» DATA LINES
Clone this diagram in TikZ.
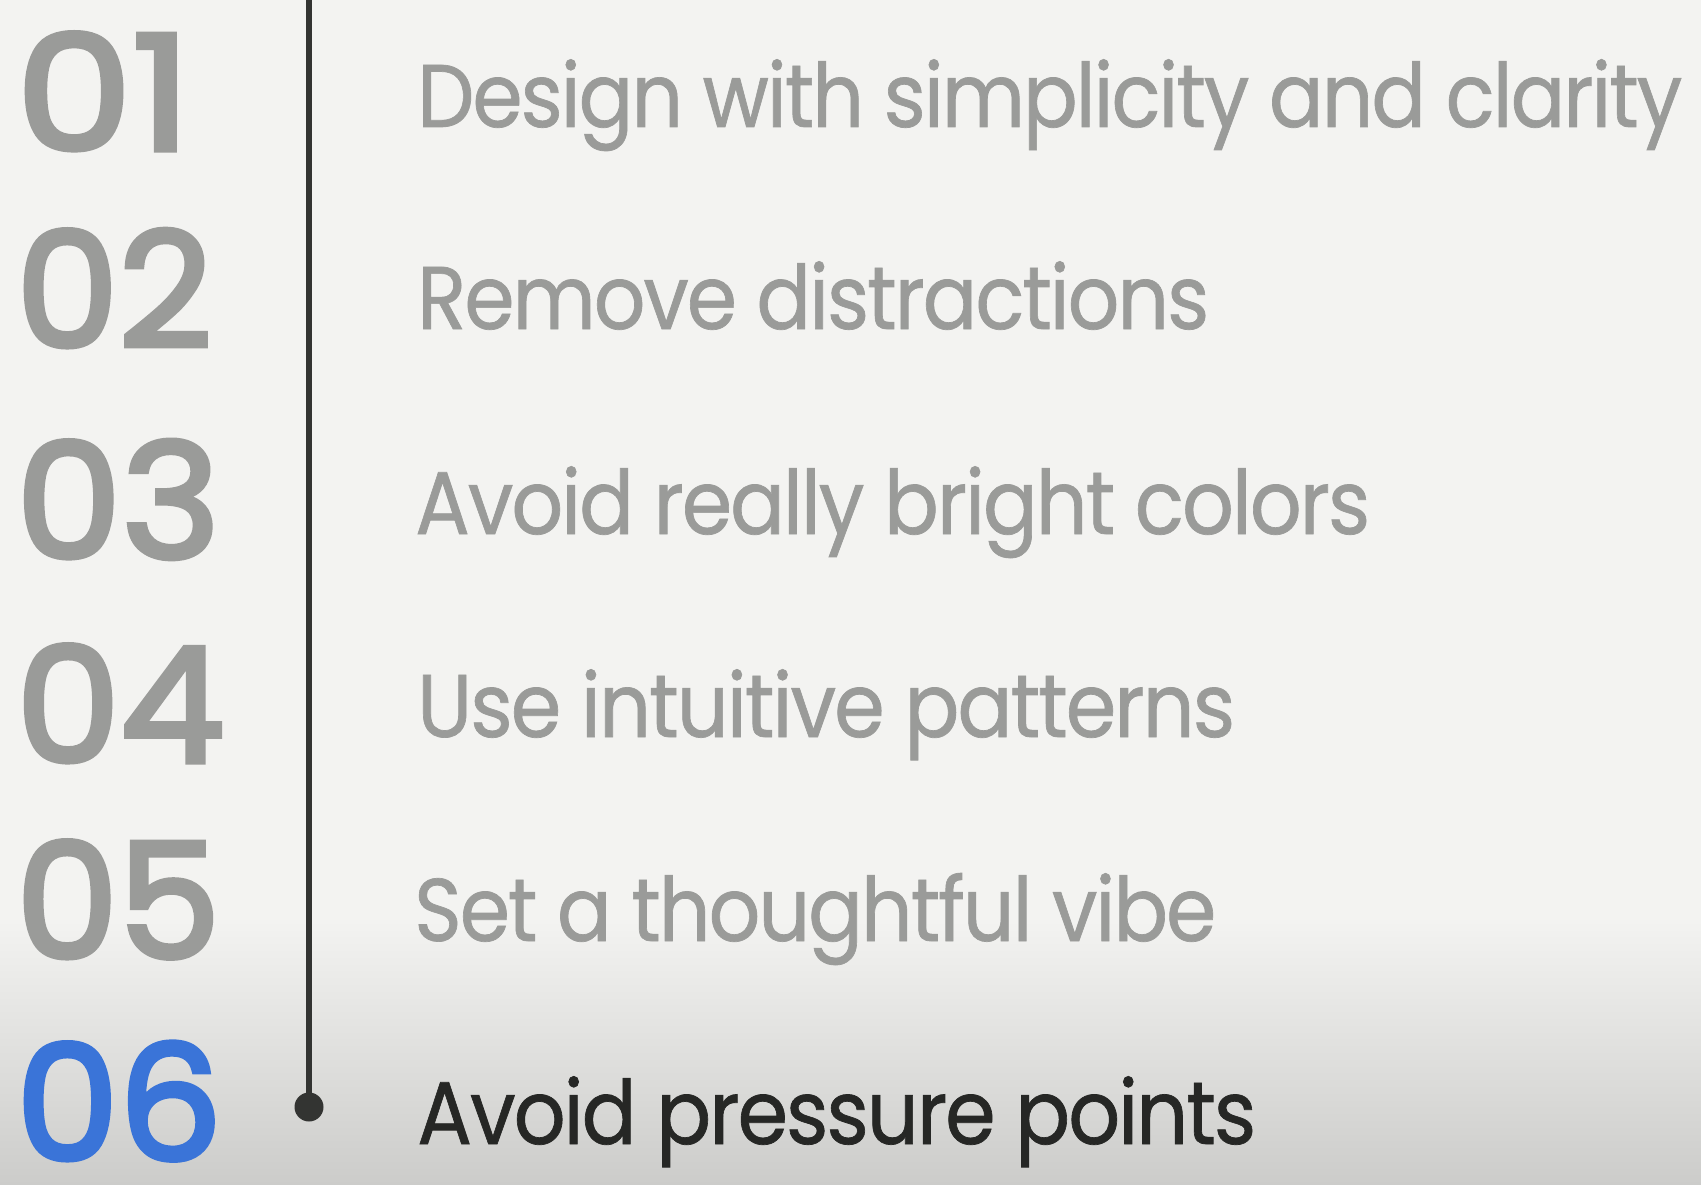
\documentclass[tikz,border=0pt]{standalone}
\usepackage{fontspec}
\setmainfont{Poppins}
\newfontfamily\numfont{Poppins}[FakeBold=3.2]
\newfontfamily\txtfont{Poppins}[LetterSpace=-2.5,FakeBold=0.8]
\usepackage{graphicx}
\definecolor{bgtop}{HTML}{F3F3F1}
\definecolor{bgbot}{HTML}{CCCCCA}
\definecolor{greytxt}{HTML}{9A9B99}
\definecolor{bluenum}{HTML}{3A74D8}
\definecolor{darktxt}{HTML}{262725}
\definecolor{linecol}{HTML}{333432}
\begin{document}
\begin{tikzpicture}[x=1pt,y=-1pt,
  txt/.style={inner sep=0pt, anchor=base west, text=greytxt, font=\txtfont\fontsize{89}{97}\selectfont},
  num/.style={inner sep=0pt, anchor=base west, text depth=0pt, text=greytxt, font=\numfont\fontsize{160}{170}\selectfont},
  activetxt/.style={txt, text=darktxt},
  activenum/.style={num, text=bluenum},
  timeline/.style={draw=linecol, line width=5.5pt},
  dotnode/.style={circle, fill=linecol, inner sep=0pt, minimum size=29pt}]
\useasboundingbox (0,0) rectangle (1701,1185);
\fill[bgtop] (0,0) rectangle (1701,1185);
\shade[top color=bgtop, bottom color=bgbot] (0,920) rectangle (1701,1185);

\coordinate (ltop) at (309,0);
\node[dotnode] (dot) at (309,1107) {};
\draw[timeline] (ltop) -- (dot.center);

\node[num] (n1) at (16,150) {\resizebox{175pt}{\height}{01}};
\node[num] (n2) at (16,347) {\resizebox{196pt}{\height}{02}};
\node[num] (n3) at (16,558) {\resizebox{204pt}{\height}{03}};
\node[num] (n4) at (16,762) {\resizebox{208pt}{\height}{04}};
\node[num] (n5) at (16,958) {\resizebox{204pt}{\height}{05}};
\node[activenum] (n6) at (16,1160) {\resizebox{206pt}{\height}{06}};

\node[txt] (t1) at (417,127) {\resizebox{1265pt}{\height}{Design with simplicity and clarity}};
\node[txt] (t2) at (417,329) {\resizebox{792pt}{\height}{Remove distractions}};
\node[txt] (t3) at (415,534) {\resizebox{955pt}{\height}{Avoid really bright colors}};
\node[txt] (t4) at (417,737) {\resizebox{818pt}{\height}{Use intuitive patterns}};
\node[txt] (t5) at (414,941) {\resizebox{802pt}{\height}{Set a thoughtful vibe}};
\node[activetxt] (t6) at (417,1144) {\resizebox{839pt}{\height}{Avoid pressure points}};
\end{tikzpicture}
\end{document}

» WHAT TO PRODUCE
Repeat the data exactly, excluding the pictures.

» ANSWER TO THE PROBLEM
Clone this diagram in TikZ.
\documentclass[tikz,border=0pt]{standalone}
\usepackage{fontspec}
\setmainfont{Poppins}
\newfontfamily\numfont{Poppins}[FakeBold=3.2]
\newfontfamily\txtfont{Poppins}[LetterSpace=-2.5,FakeBold=0.8]
\usepackage{graphicx}
\definecolor{bgtop}{HTML}{F3F3F1}
\definecolor{bgbot}{HTML}{CCCCCA}
\definecolor{greytxt}{HTML}{9A9B99}
\definecolor{bluenum}{HTML}{3A74D8}
\definecolor{darktxt}{HTML}{262725}
\definecolor{linecol}{HTML}{333432}
\begin{document}
\begin{tikzpicture}[x=1pt,y=-1pt,
  txt/.style={inner sep=0pt, anchor=base west, text=greytxt, font=\txtfont\fontsize{89}{97}\selectfont},
  num/.style={inner sep=0pt, anchor=base west, text depth=0pt, text=greytxt, font=\numfont\fontsize{160}{170}\selectfont},
  activetxt/.style={txt, text=darktxt},
  activenum/.style={num, text=bluenum},
  timeline/.style={draw=linecol, line width=5.5pt},
  dotnode/.style={circle, fill=linecol, inner sep=0pt, minimum size=29pt}]
\useasboundingbox (0,0) rectangle (1701,1185);
\fill[bgtop] (0,0) rectangle (1701,1185);
\shade[top color=bgtop, bottom color=bgbot] (0,920) rectangle (1701,1185);

\coordinate (ltop) at (309,0);
\node[dotnode] (dot) at (309,1107) {};
\draw[timeline] (ltop) -- (dot.center);

\node[num] (n1) at (16,150) {\resizebox{175pt}{\height}{01}};
\node[num] (n2) at (16,347) {\resizebox{196pt}{\height}{02}};
\node[num] (n3) at (16,558) {\resizebox{204pt}{\height}{03}};
\node[num] (n4) at (16,762) {\resizebox{208pt}{\height}{04}};
\node[num] (n5) at (16,958) {\resizebox{204pt}{\height}{05}};
\node[activenum] (n6) at (16,1160) {\resizebox{206pt}{\height}{06}};

\node[txt] (t1) at (417,127) {\resizebox{1265pt}{\height}{Design with simplicity and clarity}};
\node[txt] (t2) at (417,329) {\resizebox{792pt}{\height}{Remove distractions}};
\node[txt] (t3) at (415,534) {\resizebox{955pt}{\height}{Avoid really bright colors}};
\node[txt] (t4) at (417,737) {\resizebox{818pt}{\height}{Use intuitive patterns}};
\node[txt] (t5) at (414,941) {\resizebox{802pt}{\height}{Set a thoughtful vibe}};
\node[activetxt] (t6) at (417,1144) {\resizebox{839pt}{\height}{Avoid pressure points}};
\end{tikzpicture}
\end{document}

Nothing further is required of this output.